Is there a word that sounds any more like sticking you neck in the sand, or digging your feet in, or just plain being obnoxiously stubborn?

:characterized by refusal to compromise or to abandon an extreme position or attitude

Merriam-Webster

The last US congress, the 112th, became the “dictionary definition” of this word with their inability to pass anything of substance (with a whole lot of wacky ideas pawned off as substantive). (What are the odds the 113th will be any different?).

This word is one of those words that is used with change incorrectly. Well maybe not this BIG word, usually it’s the synonym resistance. (Funny intransigence only has three more letters than resistance and yet my kids would say it is one of those BIG words- as in hard to learn and hard to remember the definition for… let alone spell). When one person thinks something should go one way and another is unwilling to go that way I do not think there is necessarily intransigence on the part of the second party (or resistance).
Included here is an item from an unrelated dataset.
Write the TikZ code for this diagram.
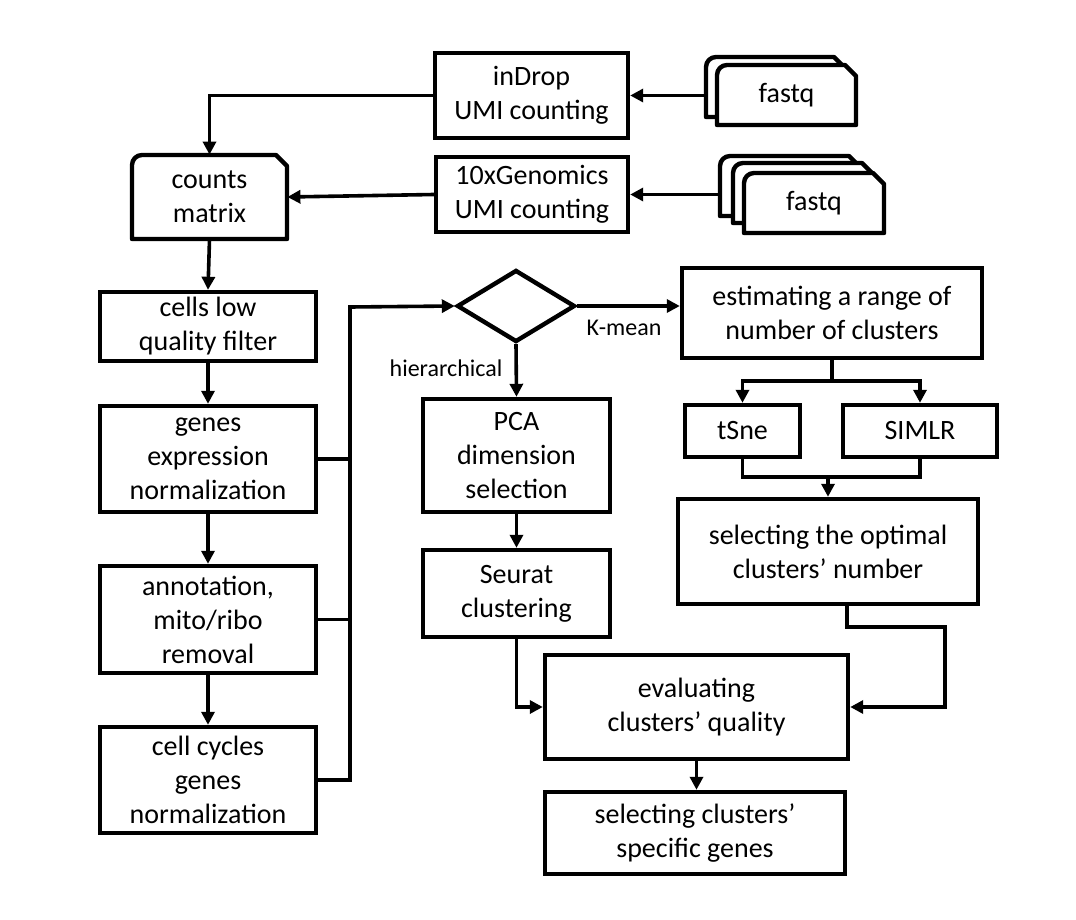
\documentclass[tikz,border=0pt]{standalone}
\usepackage{fontspec}
\setmainfont{Carlito}
\usetikzlibrary{arrows.meta,shapes.geometric,calc}

\newcommand{\boxfont}{\fontsize{14}{17}\selectfont}
\newcommand{\labfont}{\fontsize{12}{14}\selectfont}
% page outline: centre, half width, half height (px)
\newcommand{\docpage}[3]{%
  \filldraw[pageline] ($(#1)+(-#2,#3)$) -- ($(#1)+(-#2,-#3+10)$)
    arc[start angle=180,end angle=270,radius=10]
    -- ($(#1)+(#2-11,-#3)$) -- ($(#1)+(#2,-#3+11)$) -- ($(#1)+(#2,#3)$) -- cycle;}

\begin{document}
\begin{tikzpicture}[x=0.5pt,y=-0.5pt,
  every node/.style={font=\boxfont},
  procbox/.style={draw, line width=2.2pt, align=center, inner sep=0pt},
  conn/.style={line width=1.8pt},
  arr/.style={conn, -{Triangle[length=6.5pt,width=6.5pt]}},
  pageline/.style={draw, line width=2.2pt, fill=white, line join=round}]
\useasboundingbox (0,0) rectangle (1076,920);

% Input files (stacked pages)
\coordinate (fqApos) at (786.5,95);
\coordinate (fqBpos) at (814,203);
\docpage{$(fqApos)+(-11,-8)$}{69.5}{30}
\docpage{fqApos}{69.5}{30}
\docpage{$(fqBpos)+(-24,-17)$}{70}{30}
\docpage{$(fqBpos)+(-11,-10)$}{70}{30}
\docpage{fqBpos}{70}{30}
\node[minimum width=69.5pt, minimum height=30pt, inner sep=0] (fqAback) at ($(fqApos)+(-11,-8)$) {};
\node[minimum width=69.5pt, minimum height=30pt, inner sep=0] (fqA) at (fqApos) {fastq};
\node[minimum width=70pt, minimum height=30pt, inner sep=0] (fqBback) at ($(fqBpos)+(-24,-17)$) {};
\node[minimum width=70pt, minimum height=30pt, inner sep=0] (fqB) at (fqBpos) {fastq};

% UMI counting
\node[procbox, minimum width=96.5pt, minimum height=42.5pt] (indrop) at (531.5,95.5) {inDrop\\UMI counting};
\node[procbox, minimum width=96pt, minimum height=37.5pt] (tenx) at (532,194.5) {10xGenomics\\UMI counting};

% Counts matrix
\coordinate (cntpos) at (209.5,197);
\docpage{cntpos}{77.5}{42}
\node[minimum width=77.5pt, minimum height=42pt, inner sep=0, align=center] (counts) at (cntpos) {counts\\matrix};

% Preprocessing column
\foreach \name/\y/\h/\txt in {
  cells/326.5/34.5/{cells low\\quality filter},
  genes/459/53/{genes\\expression\\normalization},
  annot/619.5/53.5/{annotation,\\mito/ribo\\removal},
  cycles/780/53/{cell cycles\\genes\\normalization}%
} {
  \node[procbox, minimum width=108pt, minimum height=\h pt] (\name) at (208,\y) {\txt};
}

% Clustering choice
\node[draw, diamond, line width=2.2pt, minimum width=59pt, minimum height=36pt, inner sep=0] (choice) at (516,306) {};
\node[font=\labfont] (kmlab) at (624,328) {K-mean};
\node[font=\labfont] (hilab) at (446,368) {hierarchical};

% Hierarchical branch
\node[procbox, minimum width=93.5pt, minimum height=56.5pt] (pca) at (516.5,455.5) {PCA\\dimension\\selection};
\node[procbox, minimum width=93.5pt, minimum height=43.5pt] (seurat) at (516.5,593.5) {Seurat\\clustering};

% K-mean branch
\node[procbox, minimum width=150pt, minimum height=45pt] (estim) at (832,313) {estimating a range of\\number of clusters};
\node[procbox, minimum width=57.5pt, minimum height=26pt] (tsne) at (742.5,431) {tSne};
\node[procbox, minimum width=77pt, minimum height=26pt] (simlr) at (920,431) {SIMLR};
\node[procbox, minimum width=150pt, minimum height=52.5pt] (selopt) at (828,551.5) {selecting the optimal\\clusters’ number};

% Evaluation
\node[procbox, minimum width=151.5pt, minimum height=52pt] (evalq) at (696.5,707) {evaluating\\clusters’ quality};
\node[procbox, minimum width=150pt, minimum height=41pt] (spec) at (695,833) {selecting clusters’\\specific genes};

% Connectors
\coordinate (bustop) at (350,307);
\coordinate (split) at (832,381);
\coordinate (join) at (828,477);
\coordinate (bend) at (945,627);
\draw[arr] (indrop.east -| fqAback.west) -- (indrop.east);
\draw[arr] (tenx.east -| fqBback.west) -- (tenx.east);
\draw[arr] (indrop.west) -| (counts.north);
\draw[arr] (tenx.west) -- (counts.east);
\draw[arr] (counts.south) -- (cells.north);
\draw[arr] (cells.south) -- (genes.north);
\draw[arr] (genes.south) -- (annot.north);
\draw[arr] (annot.south) -- (cycles.north);
\draw[conn] (genes.east) -- (genes.east -| bustop);
\draw[conn] (annot.east) -- (annot.east -| bustop);
\draw[arr] (cycles.east) -| (bustop) -- (choice.west);
\draw[arr] (choice.east) -- (choice.east -| estim.west);
\draw[arr] (choice.south) -- (pca.north);
\draw[arr] (pca.south) -- (seurat.north);
\draw[conn] (estim.south) -- (split);
\draw[arr] (split) -| (tsne.north);
\draw[arr] (split) -| (simlr.north);
\draw[conn] (tsne.south) |- (join) -| (simlr.south);
\draw[arr] (join) -- (selopt.north);
\draw[arr] (seurat.south) |- (evalq.west);
\draw[arr] ([xshift=9.5pt]selopt.south) |- (bend) |- (evalq.east);
\draw[arr] (evalq.south) -- (evalq.south |- spec.north);
\end{tikzpicture}
\end{document}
Intransigence might be an extreme example of resistance. Resistance does not have to have a position (it will certainly develop an attitude though). Resistance tends to be a desire to just stand still (or carry on as usual) when it comes to change. If intransigence was to refuse someone else’s position we might have a change word.

In almost all of the cases of “resistance” I see (or situations where another consultant would look for ways to reduce “resistance”) there is a very good reason for not participating- when the world is seen from the “resistors” viewpoint. It might be history that reduces trust, or structure that will not accommodate the change, or lack of prioritization that means it is mathematically impossible to add in or just an idea that does not make sense.

There is ALWAYS a reason to be resistant. And there may always be a reason for intransigence. For that person with their feet dug in, certainly.

When it comes to change don’t get all riled up about intransigence or the lighter form of resistance. Find out why. Change something else before you try to change the intransigent/resistant person.